Pessoa vê Portugal como rosto da Europa - virada para o Mar, como fim do Mar, princípio da Terra:
"aqui onde o Mar acaba e a Terra principia"
Mais como cais de chagada, refluxo dos Descobrimentos
cais de chegada
- não sei como corrigir
Olhe que não, senhor Platero, ollhe que não! De resto, há que saber em que altura... isto escreveu. De dia, no escritório? No seu quarto... depois de umas quantas libações?... Antes me quero... com Camões, embora arruaceiro... mas tocado pelo génio. O meu padrão de referência. Cabeça da Europa... ou rabo da Europa?!... Ou ambas as coisas, conforme a posição em que se esteja?!... Metáforas, metáforas, metáforas! E que é a Poesia... sem elas?... Uma sensaboria.

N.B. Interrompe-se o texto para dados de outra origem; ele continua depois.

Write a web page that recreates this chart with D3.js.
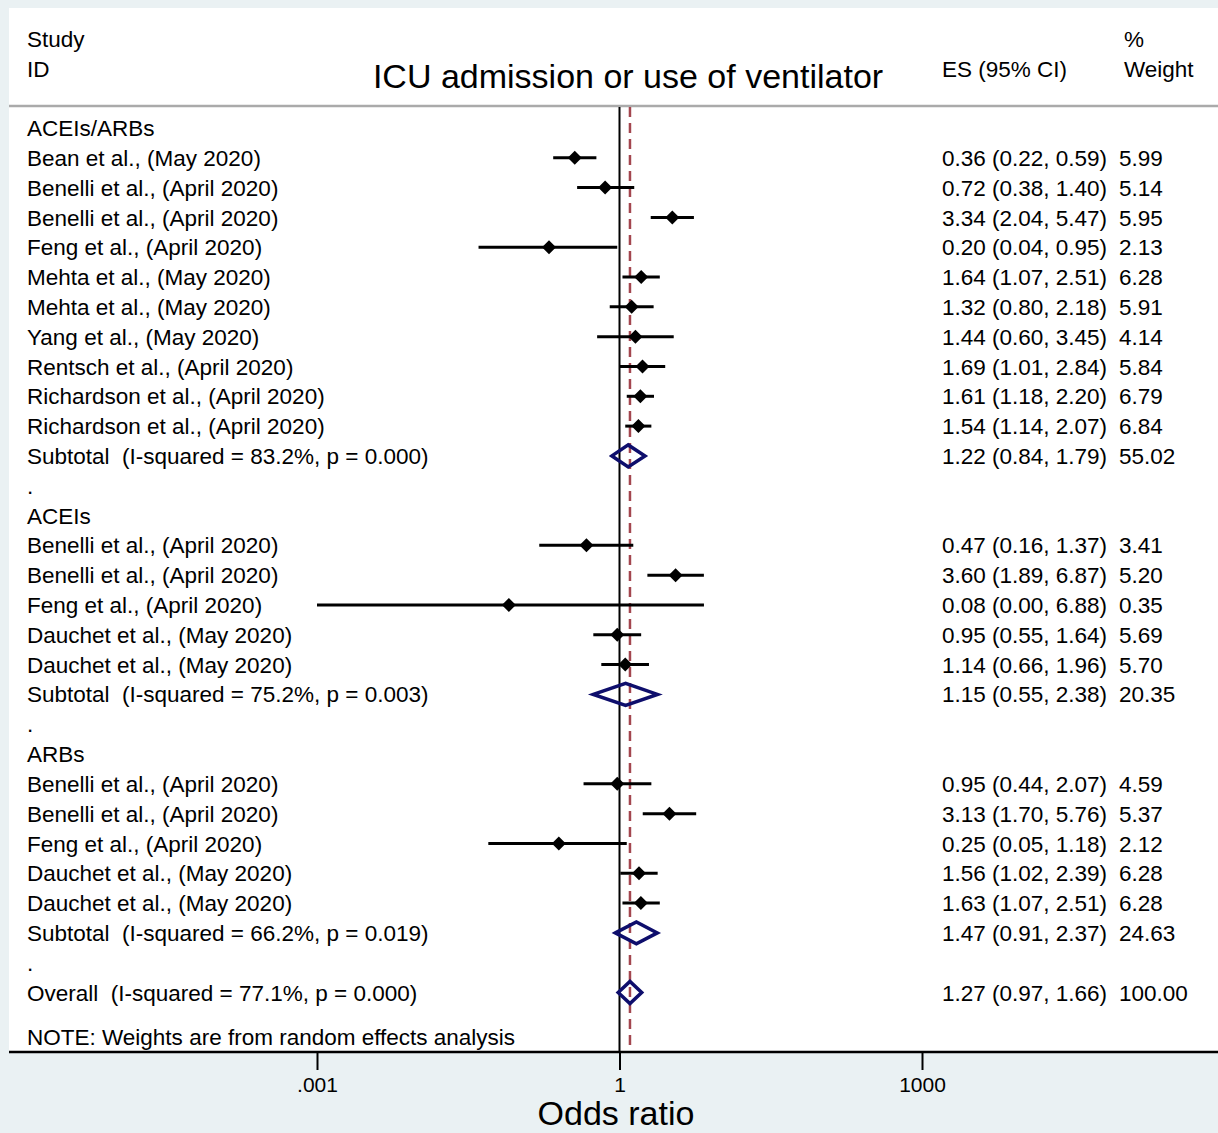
<!DOCTYPE html>
<html>
<head>
<meta charset="utf-8">
<script src="https://cdn.jsdelivr.net/npm/d3@7"></script>
<style>
  body { margin: 0; background: #eaf1f3; }
  text { font-family: "Liberation Sans", Arial, sans-serif; fill: #000; white-space: pre; }
</style>
</head>
<body>
<div id="chart"></div>
<script>
// rows of the forest plot, top to bottom
var rowLabels = [
    'ACEIs/ARBs',
    'Bean et al., (May 2020)',
    'Benelli et al., (April 2020)',
    'Benelli et al., (April 2020)',
    'Feng et al., (April 2020)',
    'Mehta et al., (May 2020)',
    'Mehta et al., (May 2020)',
    'Yang et al., (May 2020)',
    'Rentsch et al., (April 2020)',
    'Richardson et al., (April 2020)',
    'Richardson et al., (April 2020)',
    'Subtotal  (I-squared = 83.2%, p = 0.000)',
    '.',
    'ACEIs',
    'Benelli et al., (April 2020)',
    'Benelli et al., (April 2020)',
    'Feng et al., (April 2020)',
    'Dauchet et al., (May 2020)',
    'Dauchet et al., (May 2020)',
    'Subtotal  (I-squared = 75.2%, p = 0.003)',
    '.',
    'ARBs',
    'Benelli et al., (April 2020)',
    'Benelli et al., (April 2020)',
    'Feng et al., (April 2020)',
    'Dauchet et al., (May 2020)',
    'Dauchet et al., (May 2020)',
    'Subtotal  (I-squared = 66.2%, p = 0.019)',
    '.',
    'Overall  (I-squared = 77.1%, p = 0.000)'
];
var rowType = ['head','study','study','study','study','study','study','study','study','study','study','sub','gap',
               'head','study','study','study','study','study','sub','gap',
               'head','study','study','study','study','study','sub','gap','sub'];
var es     = [null,0.36,0.72,3.34,0.20,1.64,1.32,1.44,1.69,1.61,1.54,1.22,null,
              null,0.47,3.60,0.08,0.95,1.14,1.15,null,
              null,0.95,3.13,0.25,1.56,1.63,1.47,null,1.27];
var ciLow  = [null,0.22,0.38,2.04,0.04,1.07,0.80,0.60,1.01,1.18,1.14,0.84,null,
              null,0.16,1.89,0.001,0.55,0.66,0.55,null,
              null,0.44,1.70,0.05,1.02,1.07,0.91,null,0.97];
var ciHigh = [null,0.59,1.40,5.47,0.95,2.51,2.18,3.45,2.84,2.20,2.07,1.79,null,
              null,1.37,6.87,6.88,1.64,1.96,2.38,null,
              null,2.07,5.76,1.18,2.39,2.51,2.37,null,1.66];
var weights = ['','5.99','5.14','5.95','2.13','6.28','5.91','4.14','5.84','6.79','6.84','55.02','',
               '','3.41','5.20','0.35','5.69','5.70','20.35','',
               '','4.59','5.37','2.12','6.28','6.28','24.63','','100.00'];
var overallES = 1.27;
var tickValues = [0.001, 1, 1000];
var tickLabels = ['.001', '1', '1000'];

const width = 1218;
const height = 1133;
const fs = '22.5px';

var svg = d3.select('#chart')
    .append('svg')
        .attr('width', width)
        .attr('height', height);

// outer background + white plot region
svg.append('rect')
    .attr('width', width).attr('height', height)
    .attr('fill', '#eaf1f3');
svg.append('rect')
    .attr('x', 9).attr('y', 8)
    .attr('width', width - 9).attr('height', 1044)
    .attr('fill', '#fff');

var x = d3.scaleLog()
    .domain([0.001, 1000])
    .range([317, 922]);

var y = d3.scaleLinear()
    .domain([0, rowLabels.length - 1])
    .range([128, 992.5]);

// header
svg.append('text').text('Study').attr('x', 27).attr('y', 47).style('font-size', fs);
svg.append('text').text('ID').attr('x', 27).attr('y', 77).style('font-size', fs);
svg.append('text').text('ICU admission or use of ventilator')
    .attr('x', 628).attr('y', 88)
    .attr('text-anchor', 'middle')
    .style('font-size', '34px');
svg.append('text').text('ES (95% CI)').attr('x', 942).attr('y', 77).style('font-size', fs);
svg.append('text').text('%').attr('x', 1124).attr('y', 47).style('font-size', fs);
svg.append('text').text('Weight').attr('x', 1124).attr('y', 77).style('font-size', fs);

svg.append('line')
    .attr('x1', 9).attr('x2', width)
    .attr('y1', 106).attr('y2', 106)
    .attr('stroke', '#aaa')
    .attr('stroke-width', 2.5);

// null line and overall line
svg.append('line')
    .attr('x1', x(1)).attr('x2', x(1))
    .attr('y1', 107).attr('y2', 1052)
    .attr('stroke', '#000')
    .attr('stroke-width', 2);

svg.append('line')
    .attr('x1', x(overallES)).attr('x2', x(overallES))
    .attr('y1', 107).attr('y2', 1050)
    .attr('stroke', '#a3464f')
    .attr('stroke-width', 2.5)
    .attr('stroke-dasharray', '10,6');

// row labels
svg.selectAll('.row-label')
    .data(rowLabels)
    .enter()
    .append('text')
        .attr('class', 'row-label')
        .text(d => d)
        .attr('x', 27)
        .attr('y', (d, i) => y(i))
        .attr('dy', '0.36em')
        .style('font-size', fs);

var idx = d3.range(rowLabels.length).filter(i => es[i] !== null);

// ES text and weights
svg.selectAll('.es-text')
    .data(idx)
    .enter()
    .append('text')
        .attr('class', 'es-text')
        .text(i => es[i].toFixed(2) + ' (' + ciLow[i].toFixed(2) + ', ' + ciHigh[i].toFixed(2) + ')')
        .attr('x', 942)
        .attr('y', i => y(i))
        .attr('dy', '0.36em')
        .style('font-size', fs);

svg.selectAll('.wt-text')
    .data(idx)
    .enter()
    .append('text')
        .attr('class', 'wt-text')
        .text(i => weights[i])
        .attr('x', 1119)
        .attr('y', i => y(i))
        .attr('dy', '0.36em')
        .style('font-size', fs);

// study CIs and markers
var studies = idx.filter(i => rowType[i] === 'study');

svg.selectAll('.ci-line')
    .data(studies)
    .enter()
    .append('line')
        .attr('class', 'ci-line')
        .attr('x1', i => x(ciLow[i]))
        .attr('x2', i => x(ciHigh[i]))
        .attr('y1', i => y(i))
        .attr('y2', i => y(i))
        .attr('stroke', '#000')
        .attr('stroke-width', 3);

svg.selectAll('.marker')
    .data(studies)
    .enter()
    .append('path')
        .attr('class', 'marker')
        .attr('d', i => {
            let cx = x(es[i]), cy = y(i);
            return `M${cx - 7},${cy} L${cx},${cy - 7} L${cx + 7},${cy} L${cx},${cy + 7} Z`;
        })
        .attr('fill', '#000');

// pooled diamonds
var pooled = idx.filter(i => rowType[i] === 'sub');

svg.selectAll('.pooled')
    .data(pooled)
    .enter()
    .append('path')
        .attr('class', 'pooled')
        .attr('d', i => {
            let cy = y(i);
            return `M${x(ciLow[i])},${cy} L${x(es[i])},${cy - 11} L${x(ciHigh[i])},${cy} L${x(es[i])},${cy + 11} Z`;
        })
        .attr('fill', 'none')
        .attr('stroke', '#0e0e6c')
        .attr('stroke-width', 3.5);

// note
svg.append('text')
    .text('NOTE: Weights are from random effects analysis')
    .attr('x', 27).attr('y', 1037)
    .attr('dy', '0.36em')
    .style('font-size', fs);

// x axis
var xAxis = d3.axisBottom(x)
    .tickValues(tickValues)
    .tickFormat((d, i) => tickLabels[i])
    .tickSize(18)
    .tickSizeOuter(0)
    .tickPadding(7);

var gX = svg.append('g')
    .attr('transform', 'translate(0,1052)')
    .call(xAxis);

gX.select('.domain').remove();
gX.selectAll('.tick line').attr('stroke', '#000').attr('stroke-width', 2);
gX.selectAll('.tick text')
    .style('font-size', '21px')
    .style('font-family', '"Liberation Sans", Arial, sans-serif')
    .attr('fill', '#000');

svg.append('line')
    .attr('x1', 9).attr('x2', width)
    .attr('y1', 1052).attr('y2', 1052)
    .attr('stroke', '#000')
    .attr('stroke-width', 2.5);

svg.append('text')
    .text('Odds ratio')
    .attr('x', 616).attr('y', 1125)
    .attr('text-anchor', 'middle')
    .style('font-size', '34px');
</script>
</body>
</html>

JCN
Permita que lhe lembre, meu caro PLATERO, que, na altura em que o "Pessoas escreveu a "Mensagem", Portugal não era ainda, nem pensava sê-lo, um "cais de chegada", mas um cais de embarque para as províncias de além-mar, o tal Império, onde deixámos pedaços da nossa identidade, pedaços de portugalidade, que ainda vão perdurando. Quantos "discípulos" por lá deixei... da cor da minha pele, que era também a cor da sua pele. Fala-se tanto de cor! De qualquer maneira, não distorçam... a mensagem da "Mensagem", um conjunto de poemas de desigual valor e de inspiração nietzscheana e medularmente nacionalista. Portugal só passou a ser cais de embarque depois do regresso a casa com armas e bagagens e com o rabo entre as pernas. Que triste fim de império, que também ajudei a construir e... a desfazer! O "Pessoas" não passou por isso, nem nunca o teria imaginado! Qual "cabeça"... nem qual carapuça! Orla... e viva o velho!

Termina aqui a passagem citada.